El Centro builds a C.A.S.A.
By Antonio Barrios, La Prensa
El Centro recently showed off its new mobile mural during the 48th Annual Lorain International Parade on June 29, 2014, in front of the grand stand at Lorain City Hall.
The parade started about 11:30 a.m. from 17th street and continued north along Broadway. Leading the parade was the spotlighted nationality “The Polish Community,” followed closely behind by the spotlighted industry: “El Centro.” Every year the International Committee selects an ethnic community and business to spotlight during the week-long festivities in Lorain.
El Centro’s new entry to the International parade was the culmination of a unique pilot program created by NCLR (National Council of La Raza), the largest and nationally acclaimed Latino organization in United States.
The program normally used in l ocal public school systems was a new endeavor for El Centro, one of the few organizations chosen nationwide to try out the program outside of the school systems.
In an exclusive interview with La Prensa, Executive Director Victor Leandry stated: “El Centro’s Youth group, C.A.S.A, which stands for Cultura, Aprendizaje, Servicio, y Acción (Culture Learning Services in Action) unveiled the mural at 10:00am Wednesday June 25 as part of an open house at El Centro’s building at 2800 Pearl Avenue.”
The main goal of CASA is to empower young Latinos ages 12 -14 through service learning projects and to gain knowledge on cultural aspects of their backgrounds and the world around them.

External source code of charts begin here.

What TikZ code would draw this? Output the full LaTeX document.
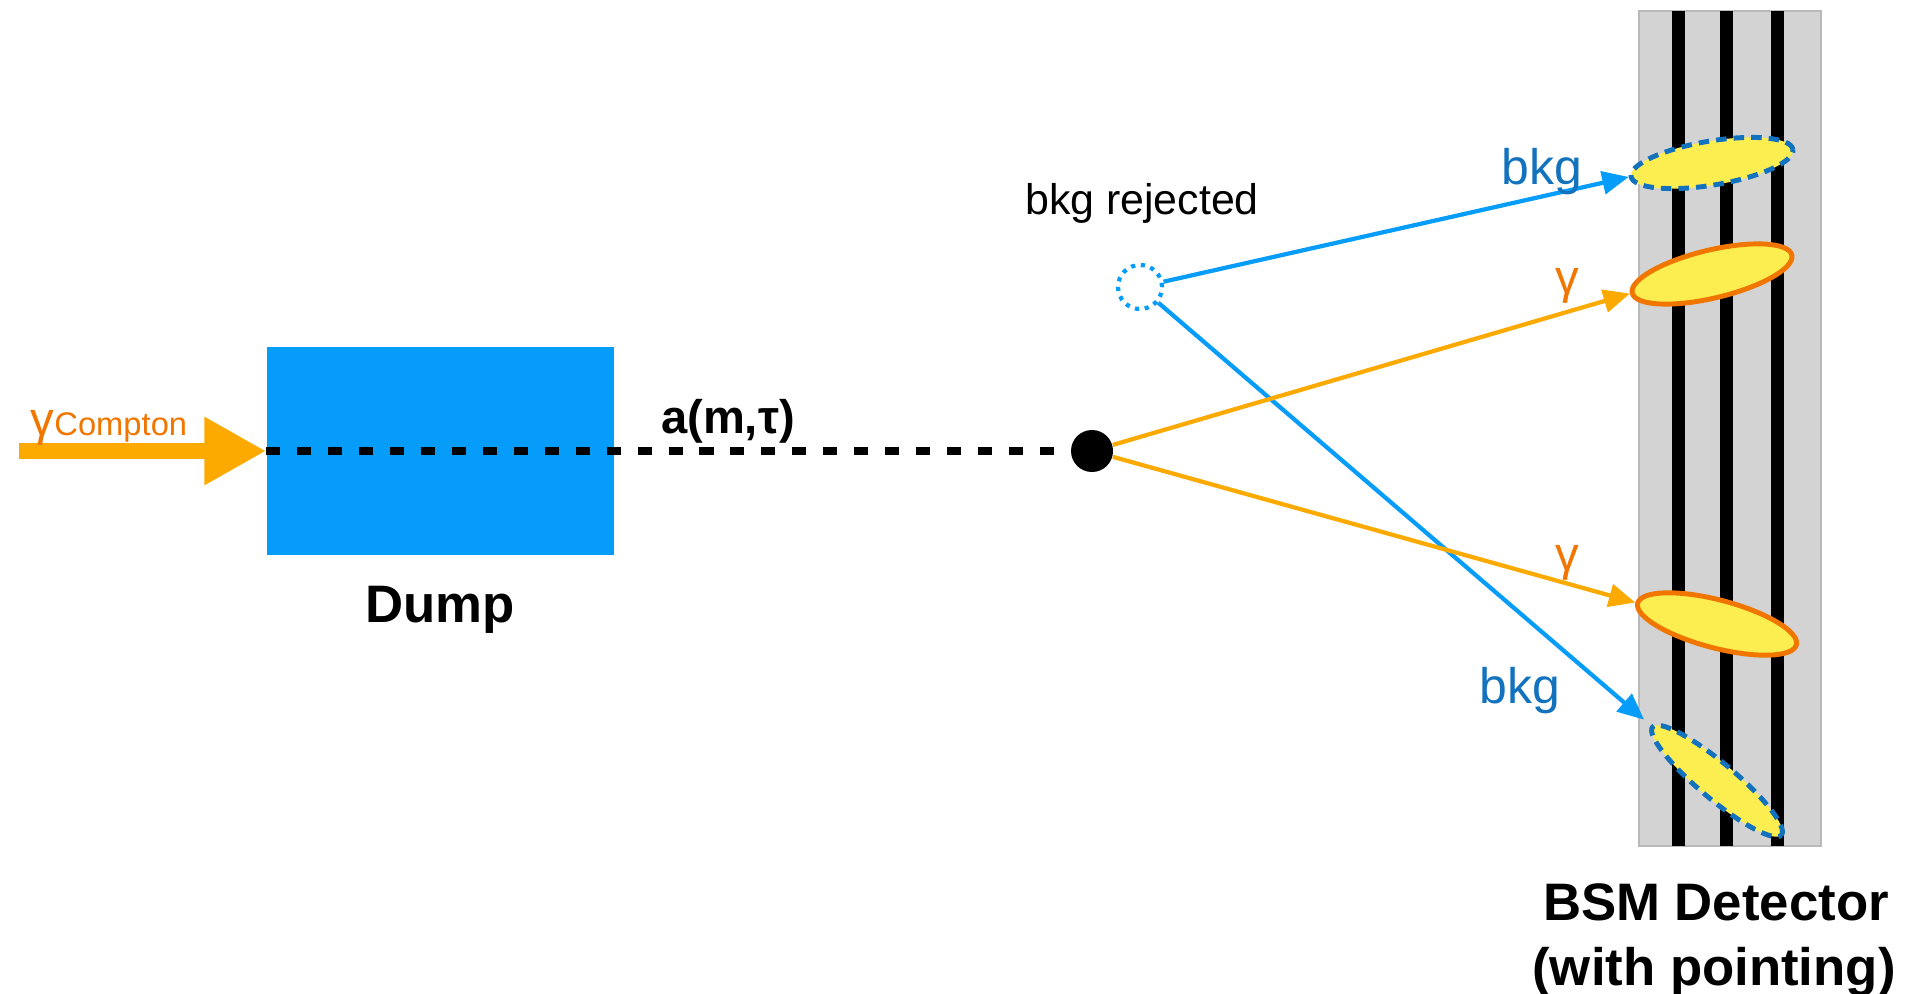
\documentclass[tikz,border=0pt]{standalone}
\usepackage{fontspec}
\setmainfont{Liberation Sans}
\usetikzlibrary{shapes.geometric,arrows.meta}
\definecolor{dumpblue}{RGB}{6,156,250}
\definecolor{beamorange}{RGB}{252,170,0}
\definecolor{gamorange}{RGB}{240,118,0}
\definecolor{bkgblue}{RGB}{18,114,190}
\definecolor{hityellow}{RGB}{252,237,80}
\definecolor{detgray}{RGB}{211,211,211}
\definecolor{detedge}{RGB}{185,185,185}

\begin{document}
\begin{tikzpicture}[x=0.01cm,y=-0.01cm]
\tikzset{hit/.style={ellipse, draw, fill=hityellow, inner sep=0pt, minimum width=1.64cm, minimum height=0.46cm, line width=1.4pt},
  bkghit/.style={hit, draw=bkgblue, dash pattern=on 3pt off 2pt},
  gamhit/.style={hit, draw=gamorange},
  trk/.style={line width=1.2pt, -{Triangle[length=7.5pt,width=6.5pt]}}}
\useasboundingbox (0,0) rectangle (1906,994);
% detector with its three planes
\fill[detgray, draw=detedge, line width=0.3pt] (1639,11) rectangle (1821,846);
\foreach \x in {1678,1726,1777}
  \fill (\x-6.5,11) rectangle (\x+6.5,846);
% beam dump
\node[fill=dumpblue, minimum width=3.47cm, minimum height=2.08cm, inner sep=0pt] (dump) at (440.5,451) {};
\node[font=\bfseries\fontsize{15pt}{18pt}\selectfont, anchor=base] (dumplbl) at (440,622) {Dump};
\coordinate (src) at (19,451);
\draw[beamorange, line width=4.5pt, -{Triangle[length=17.6pt,width=18.2pt]}] (src) -- (dump.west);
\node[text=gamorange, anchor=base west, inner sep=0pt] (gin) at (30,435) {\fontsize{13.5pt}{16pt}\selectfont γ\fontsize{9.3pt}{11pt}\selectfont Compton};
% decay vertex and rejected vertex
\node[circle, fill, minimum size=0.42cm, inner sep=0pt] (decay) at (1092,451) {};
\node[circle, draw=dumpblue, line width=1.2pt, dash pattern=on 1.2pt off 1.6pt, minimum size=0.44cm, inner sep=0pt] (rej) at (1140,287) {};
\draw[line width=2pt, dash pattern=on 4pt off 4.8pt] (dump.west) -- (decay);
\node[font=\bfseries\fontsize{13.4pt}{16pt}\selectfont, anchor=base] (alp) at (728,433) {a(m,τ)};
\node[font=\fontsize{12.2pt}{14pt}\selectfont, anchor=base] (rejlbl) at (1142,215) {bkg rejected};
% hits in the detector
\node[bkghit, rotate=9.5, minimum height=0.44cm] (hit1) at (1712,163) {};
\node[gamhit, rotate=13.4, minimum height=0.48cm] (hit2) at (1712,274) {};
\node[gamhit, rotate=-14.7, minimum height=0.48cm] (hit3) at (1717,624) {};
\node[bkghit, rotate=-40, minimum width=1.68cm, minimum height=0.36cm] (hit4) at (1717,781) {};
% tracks
\draw[trk, dumpblue] (rej) -- (hit1.west);
\draw[trk, dumpblue, shorten >=2.5pt] (rej) -- (hit4.west);
\draw[trk, beamorange] (decay) -- (hit2.west);
\draw[trk, beamorange] (decay) -- (hit3.west);
\node[text=bkgblue, font=\fontsize{14.2pt}{17pt}\selectfont, anchor=base] (bkg1) at (1542,185) {bkg};
\node[text=bkgblue, font=\fontsize{14.2pt}{17pt}\selectfont, anchor=base] (bkg2) at (1520,703) {bkg};
\node[text=gamorange, font=\fontsize{13.5pt}{16pt}\selectfont, anchor=base] (gam1) at (1567,293) {γ};
\node[text=gamorange, font=\fontsize{13.5pt}{16pt}\selectfont, anchor=base] (gam2) at (1567,570) {γ};
\node[font=\bfseries\fontsize{15pt}{18pt}\selectfont, anchor=base] (detlbl) at (1716,920) {BSM Detector};
\node[font=\bfseries\fontsize{15pt}{18pt}\selectfont, anchor=base] (detlbl2) at (1714,985) {(with pointing)};
\end{tikzpicture}
\end{document}
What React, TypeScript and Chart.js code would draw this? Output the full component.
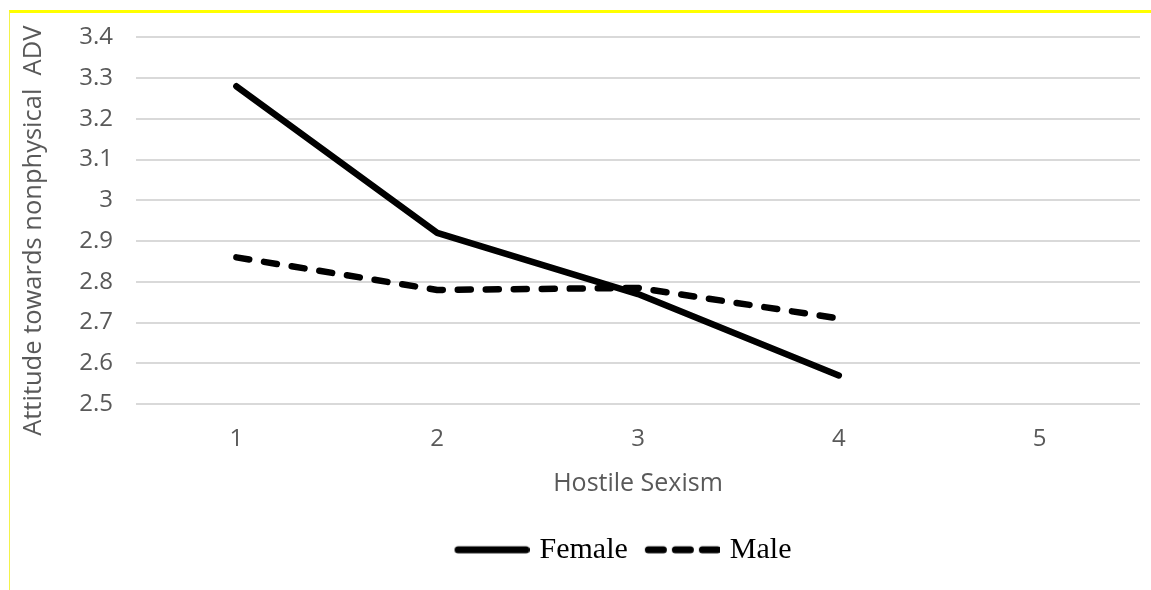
import React, { useEffect, useRef } from "react";
import { Chart, registerables } from "chart.js";

Chart.register(...registerables);

// ---- data ----
const categories: string[] = ["1", "2", "3", "4", "5"];
const femaleValues: (number | null)[] = [3.28, 2.92, 2.77, 2.57, null];
const maleValues: (number | null)[] = [2.86, 2.78, 2.785, 2.71, null];
const seriesNames: string[] = ["Female", "Male"];
const yMin = 2.5;
const yMax = 3.4;
const yStep = 0.1;
const xTitle = "Hostile Sexism";
const yTitle = "Attitude towards nonphysical  ADV";

const axisFont = "'Open Sans', 'Noto Sans', sans-serif";
const axisColor = "#595959";

function legendSwatch(dashed: boolean): HTMLCanvasElement {
  const c = document.createElement("canvas");
  c.width = 80;
  c.height = 12;
  const ctx = c.getContext("2d")!;
  ctx.strokeStyle = "#000000";
  ctx.lineWidth = 7;
  ctx.lineCap = "round";
  if (dashed) ctx.setLineDash([15, 12]);
  ctx.beginPath();
  ctx.moveTo(8.5, 6);
  ctx.lineTo(dashed ? 77.5 : 76.5, 6);
  ctx.stroke();
  return c;
}

// y-axis title drawn as rotated text, centred a little below the plot centre as in the source
const yTitlePlugin = {
  id: "yTitleText",
  afterDraw(chart: any) {
    const { ctx, chartArea } = chart;
    ctx.save();
    ctx.translate(34, (chartArea.top + chartArea.bottom) / 2 + 10);
    ctx.rotate(-Math.PI / 2);
    ctx.font = `25.5px ${axisFont}`;
    ctx.fillStyle = axisColor;
    ctx.textAlign = "center";
    ctx.textBaseline = "middle";
    ctx.fillText(yTitle, 0, 0);
    ctx.restore();
  },
};

// nudge the legend row slightly left of the plot centre, as in the source
const legendShiftPlugin = {
  id: "legendShift",
  afterUpdate(chart: any) {
    const lg = chart.legend;
    if (lg) {
      lg.left -= 15;
      lg.right -= 15;
    }
  },
};

export default function App() {
  const canvasRef = useRef<HTMLCanvasElement | null>(null);

  useEffect(() => {
    document.body.style.margin = "0";
    const canvas = canvasRef.current;
    if (!canvas) return;
    const swatches = [legendSwatch(false), legendSwatch(true)];
    const chart = new Chart(canvas, {
      type: "line",
      data: {
        labels: categories,
        datasets: [
          {
            label: seriesNames[0],
            data: femaleValues,
            borderColor: "#000000",
            backgroundColor: "#000000",
            borderWidth: 6.5,
            borderCapStyle: "round",
            borderJoinStyle: "round",
            pointRadius: 0,
            pointHoverRadius: 0,
            tension: 0,
            fill: false,
          },
          {
            label: seriesNames[1],
            data: maleValues,
            borderColor: "#000000",
            backgroundColor: "#000000",
            borderWidth: 6.5,
            borderDash: [13, 15],
            borderCapStyle: "round",
            borderJoinStyle: "round",
            pointRadius: 0,
            pointHoverRadius: 0,
            tension: 0,
            fill: false,
          },
        ],
      },
      options: {
        animation: false,
        responsive: true,
        maintainAspectRatio: false,
        layout: { padding: { top: 34, left: 13, right: 11, bottom: 15.2 } },
        plugins: {
          tooltip: { enabled: false },
          legend: {
            position: "bottom",
            fullSize: false,
            labels: {
              usePointStyle: true,
              pointStyleWidth: 70,
              padding: 17,
              color: "#000000",
              font: { family: "'Liberation Serif', 'Times New Roman', serif", size: 30 },
              generateLabels: (ch: any) => {
                const items = Chart.defaults.plugins.legend.labels.generateLabels(ch);
                return items.map((it: any, i: number) => ({ ...it, pointStyle: swatches[i] }));
              },
            },
          },
        },
        scales: {
          x: {
            type: "category",
            offset: true,
            grid: { display: false, drawTicks: false },
            border: { display: false },
            ticks: { color: axisColor, font: { family: axisFont, size: 24 }, padding: 21 },
            title: {
              display: true,
              text: xTitle,
              color: axisColor,
              font: { family: axisFont, size: 25 },
              padding: { top: -6, bottom: 19 },
            },
          },
          y: {
            min: yMin,
            max: yMax,
            grid: { color: "#d9d9d9", lineWidth: 2, drawTicks: false },
            border: { display: false },
            ticks: {
              stepSize: yStep,
              color: axisColor,
              font: { family: axisFont, size: 24 },
              padding: 23,
              callback: (v: any) => String(Math.round(Number(v) * 10) / 10),
            },
            title: { display: false, text: yTitle },
            afterFit: (s: any) => {
              s.width = 123;
            },
          },
        },
      },
      plugins: [yTitlePlugin, legendShiftPlugin],
    });
    return () => chart.destroy();
  }, []);

  return (
    <div
      style={{
        position: "fixed",
        left: 0,
        top: 0,
        width: 1151,
        height: 590,
        background: "#ffffff",
        overflow: "hidden",
      }}
    >
      <canvas ref={canvasRef} style={{ position: "absolute", left: 0, top: 0 }} />
      <div
        style={{
          position: "absolute",
          left: 9,
          top: 10,
          right: 0,
          bottom: 0,
          borderTop: "3px solid #ffff00",
          borderLeft: "1px solid #f3f34a",
          pointerEvents: "none",
        }}
      />
    </div>
  );
}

Guests were also able to network and socialize in our second floor hall and enjoy light refreshments.
Director Leandry went on to say: “The program started about one year ago with a proposal to NCLR to bring the program to Lorain’s El Centro in order to experiment with non-profits running the program.”
When asked exactly what the program entailed Director Leandry explained: “The program was about encouraging Hispanic youth to learn about themselves through Leadership, Education, and the History of their roots while also learning to have an active role in the community.
Some activities included: identifying common issues among Latinos and then working to find solutions. The youth also worked on the Christmas giving tree, where 100 children received toys.